We then examined the reactivity of 3 toward carbon monoxide, but it yielded an unidentified mixture. Isocyanides are isoelectronic analogues to carbon monoxide, and like CO are versatile C1 building blocks in organic synthesis. The activation of isocyanides by main group elements has emerged as a fascinating field in modern synthetic chemistry65. However, the use of cationic compounds in this context remains largely unexplored. Reaction of 3 with isocyanides, such as XylNC and MesNC, afforded the AlIII dications 9a and 9b, respectively. The molecular structures of 9a and 9b were determined by SC-XRD analysis (Fig. 7), in which an N=C–C=N unit bridges the two separated AlIII fragments, resembling the product of a neutral dialane reacting with isocyanide66,67. To the best of our knowledge, this represents a rare case of isocyanide homologation mediated by a cationic aluminum species65, in sharp contrast to the previously reported diboron dication that results in a monomeric boronium species47. The isolation of compounds 69 may arise from the intrinsic Lewis acidity of the dication and the interaction between its two cationic centers.
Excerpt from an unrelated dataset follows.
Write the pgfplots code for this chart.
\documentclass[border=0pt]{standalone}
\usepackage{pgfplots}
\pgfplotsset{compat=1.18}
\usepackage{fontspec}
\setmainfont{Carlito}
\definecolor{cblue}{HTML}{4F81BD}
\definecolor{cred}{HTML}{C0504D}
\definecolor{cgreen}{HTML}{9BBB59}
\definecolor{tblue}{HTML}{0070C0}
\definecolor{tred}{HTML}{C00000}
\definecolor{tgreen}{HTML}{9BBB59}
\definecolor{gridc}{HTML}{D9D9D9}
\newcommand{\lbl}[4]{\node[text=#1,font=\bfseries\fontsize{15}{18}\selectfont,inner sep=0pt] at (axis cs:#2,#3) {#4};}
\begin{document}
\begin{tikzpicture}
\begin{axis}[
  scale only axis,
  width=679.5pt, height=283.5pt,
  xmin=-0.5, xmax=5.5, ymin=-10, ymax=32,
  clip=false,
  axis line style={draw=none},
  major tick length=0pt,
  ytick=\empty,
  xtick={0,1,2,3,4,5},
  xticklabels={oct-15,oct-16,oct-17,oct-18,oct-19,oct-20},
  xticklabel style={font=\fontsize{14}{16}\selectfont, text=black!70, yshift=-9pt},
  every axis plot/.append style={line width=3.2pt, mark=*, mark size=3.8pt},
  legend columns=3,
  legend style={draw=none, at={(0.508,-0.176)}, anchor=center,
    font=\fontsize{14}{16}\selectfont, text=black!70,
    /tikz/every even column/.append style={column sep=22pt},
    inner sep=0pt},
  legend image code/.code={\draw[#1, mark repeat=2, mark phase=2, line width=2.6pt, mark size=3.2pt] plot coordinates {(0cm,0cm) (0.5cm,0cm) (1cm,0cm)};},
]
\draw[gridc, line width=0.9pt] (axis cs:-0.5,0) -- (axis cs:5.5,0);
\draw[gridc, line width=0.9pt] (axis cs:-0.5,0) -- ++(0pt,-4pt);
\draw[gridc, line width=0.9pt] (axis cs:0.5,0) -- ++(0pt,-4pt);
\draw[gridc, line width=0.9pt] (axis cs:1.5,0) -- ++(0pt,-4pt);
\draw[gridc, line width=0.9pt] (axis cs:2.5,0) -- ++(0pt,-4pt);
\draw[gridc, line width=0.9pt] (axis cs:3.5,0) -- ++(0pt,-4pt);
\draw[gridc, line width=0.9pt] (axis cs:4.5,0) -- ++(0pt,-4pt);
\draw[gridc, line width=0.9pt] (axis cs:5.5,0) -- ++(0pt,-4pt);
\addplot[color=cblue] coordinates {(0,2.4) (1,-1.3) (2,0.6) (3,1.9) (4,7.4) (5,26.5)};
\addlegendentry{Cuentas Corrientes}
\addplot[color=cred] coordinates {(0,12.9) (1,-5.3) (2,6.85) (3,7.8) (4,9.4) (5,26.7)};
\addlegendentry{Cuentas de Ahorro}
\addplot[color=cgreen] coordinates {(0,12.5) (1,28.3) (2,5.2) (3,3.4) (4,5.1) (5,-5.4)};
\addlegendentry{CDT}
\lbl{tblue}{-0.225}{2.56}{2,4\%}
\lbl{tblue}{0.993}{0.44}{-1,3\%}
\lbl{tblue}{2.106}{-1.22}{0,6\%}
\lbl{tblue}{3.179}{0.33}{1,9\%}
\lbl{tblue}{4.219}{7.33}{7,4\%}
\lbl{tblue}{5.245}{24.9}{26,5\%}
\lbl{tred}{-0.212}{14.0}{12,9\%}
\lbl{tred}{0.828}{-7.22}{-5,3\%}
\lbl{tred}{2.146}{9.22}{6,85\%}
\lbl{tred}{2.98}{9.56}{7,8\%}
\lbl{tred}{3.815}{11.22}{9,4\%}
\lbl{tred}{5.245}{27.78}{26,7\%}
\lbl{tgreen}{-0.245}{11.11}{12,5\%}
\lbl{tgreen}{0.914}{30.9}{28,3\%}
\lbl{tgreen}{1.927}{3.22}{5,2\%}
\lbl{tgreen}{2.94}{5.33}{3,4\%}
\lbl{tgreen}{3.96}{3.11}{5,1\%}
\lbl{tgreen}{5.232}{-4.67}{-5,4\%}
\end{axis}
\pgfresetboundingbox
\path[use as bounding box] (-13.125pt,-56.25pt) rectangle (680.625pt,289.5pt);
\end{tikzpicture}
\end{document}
For comparison, the reactivity of radical cation 2 toward N2O was examined, affording an oxygen-bridged dication 6 (Supplementary Fig. 46), likely via an aluminum-mediated electron-transfer pathway.

Taken together, these results demonstrate that the dication 3 can behave as a potent Lewis acid while also mediating deoxygenation and isocyanide homologation reactions. These reactivities showcase the capacity of AlII dication for substrate coordination and subsequent insertion, mirroring the typical profiles of transition metals and highlighting its potential as a sustainable substitute for transition-metal complexes in small-molecule activation and catalysis13.
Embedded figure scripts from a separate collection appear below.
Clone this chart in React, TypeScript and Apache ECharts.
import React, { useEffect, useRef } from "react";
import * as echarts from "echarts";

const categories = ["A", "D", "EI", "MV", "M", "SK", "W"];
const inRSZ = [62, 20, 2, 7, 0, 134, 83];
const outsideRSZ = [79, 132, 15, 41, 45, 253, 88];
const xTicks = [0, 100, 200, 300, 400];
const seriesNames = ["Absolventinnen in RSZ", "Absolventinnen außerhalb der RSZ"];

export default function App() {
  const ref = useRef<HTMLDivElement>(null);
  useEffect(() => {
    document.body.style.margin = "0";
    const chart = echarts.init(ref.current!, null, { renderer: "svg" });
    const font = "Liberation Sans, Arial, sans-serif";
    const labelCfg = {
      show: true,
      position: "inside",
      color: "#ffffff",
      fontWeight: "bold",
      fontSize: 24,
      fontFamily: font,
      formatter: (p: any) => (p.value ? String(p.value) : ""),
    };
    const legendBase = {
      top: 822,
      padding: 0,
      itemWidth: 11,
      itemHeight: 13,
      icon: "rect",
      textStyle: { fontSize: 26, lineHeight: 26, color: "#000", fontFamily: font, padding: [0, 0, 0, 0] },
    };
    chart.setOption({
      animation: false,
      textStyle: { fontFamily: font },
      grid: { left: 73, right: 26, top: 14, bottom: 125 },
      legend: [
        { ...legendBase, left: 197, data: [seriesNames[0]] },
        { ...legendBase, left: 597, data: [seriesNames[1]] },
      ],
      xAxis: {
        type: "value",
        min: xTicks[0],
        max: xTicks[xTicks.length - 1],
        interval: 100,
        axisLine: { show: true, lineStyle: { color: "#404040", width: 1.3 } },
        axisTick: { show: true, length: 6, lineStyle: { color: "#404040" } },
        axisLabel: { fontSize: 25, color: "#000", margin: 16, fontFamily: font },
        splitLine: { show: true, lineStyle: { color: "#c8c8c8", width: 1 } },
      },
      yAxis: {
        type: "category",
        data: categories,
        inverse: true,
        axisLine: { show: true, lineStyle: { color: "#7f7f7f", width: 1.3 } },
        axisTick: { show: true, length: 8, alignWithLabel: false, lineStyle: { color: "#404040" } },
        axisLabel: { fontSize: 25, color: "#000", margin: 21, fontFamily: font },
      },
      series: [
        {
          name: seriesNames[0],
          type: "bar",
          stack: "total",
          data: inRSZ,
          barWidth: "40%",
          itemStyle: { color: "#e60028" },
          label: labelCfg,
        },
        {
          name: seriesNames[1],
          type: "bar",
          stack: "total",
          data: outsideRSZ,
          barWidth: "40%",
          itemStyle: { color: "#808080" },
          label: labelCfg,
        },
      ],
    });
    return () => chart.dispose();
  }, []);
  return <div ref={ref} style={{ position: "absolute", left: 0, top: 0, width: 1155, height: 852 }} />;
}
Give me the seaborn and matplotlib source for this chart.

In summary, this study describes the synthesis and isolation of a stable aluminum-centered radical cation and dication through successive oxidation of dialumene bearing a bulky silyl substituent. DFT studies reveal that agostic-like interactions between the vacant p orbitals of aluminum centers and the methyl C-H bonds of the NHC isopropyl groups play a crucial role in stabilizing the dicationic species. Further studies show that these aluminum complexes can participate in a redox-reversible one-electron shuttling process, which interconverts in neutral, radical cationic and dicationic states. These findings contribute to a deeper understanding of metal complexes-mediated electron-transfer reactions, a topic of critical importance for dictating reactivity and controlling catalytic turnover. Furthermore, the dication exhibits diverse reactivity, which can not only bind Lewis bases but also facilitate substrate insertion, leveraging its intrinsic electrophilicity and low-valent character. This transition-metal-like reactivity pattern demonstrates the viability of cationic aluminum complexes as platforms for catalytic transformations.

Methods

Synthetic methods

All experiments and manipulations were carried out under an argon atmosphere using standard Schlenk or glovebox techniques. The glassware was heat-dried under vacuum prior to use. Solvents were dried by standard methods (withdrawal from MBraun Solvent Purification System and storage over molecular sieves, or distilled from sodium/benzophenone or CaH2 under argon atmosphere and degassed via freeze-pump-thaw cycling). Standard chemicals were purchased from commercial suppliers and used as received if not stated otherwise.

Spectroscopic methods

All NMR samples were prepared under argon in J. Young PTFE tubes. NMR spectra were recorded on a Bruker AV400US, DRX400, AVHD300 and AV500cr at ambient temperature if not stated otherwise. 1H and 13C NMR spectra were calibrated against the residual proton and natural abundance carbon resonances of the respective deuterated solvent as internal standard. Quantitative elemental analyses (EA) were carried out using a EURO EA (HEKA tech) instrument equipped with a CHNS combustion analyzer at the Laboratory for Microanalysis at the TUM Catalysis Research Center. The UV-vis spectra were taken on an Agilent Cary 50 spectrophotometer with a Schlenk quartz cuvette at the Central Analytic Department at the TUM Catalysis Research Center. EPR spectra were recorded on a JEOL continuous-wave spectrometer JES-FA200, equipped with an X-band Gunn diode oscillator bridge, a cylindric mode cavity, and a helium cryostat. Electrochemical measurements were carried out at room temperature under dinitrogen atmosphere with an µAutolab Type III potentiostat.

Crystallographic methods

Single crystal diffraction data were collected on a single-crystal X-ray diffractometer equipped with a Charge-Integrating Pixel Array Detector (Brucker Photon-II), a Microfocus X-Ray Source with a CuKα (λ = 1.54178) or a Turbo X-Ray Source rotating anode with MoKα radiation (λ = 0.71073 Å) and a Helios optic using the APEX4 software package. The measurements were performed on single crystals coated with the perfluorinated ether Fomblin Y. The crystals were fixed on the top of a micro sampler, transferred to the diffractometer and frozen under a stream of cold nitrogen. Additional details for data processing, structure refinement and graphic depictions are given in the Supplementary Information.

Computational methods

Calculations were carried out using ORCA 6 software50. Geometry optimizations were carried using the B97-c composite method. The optimized geometries were verified as minima by analytical frequency calculations. The NBO analysis was done using the NBO7 software, at the PBE0/def2-TZVP//B97-c level of theory. TD-DFT calculations were carried out at the B3LYP/6-311G(2d,2p)/SMD=THF//B97-c level of theory.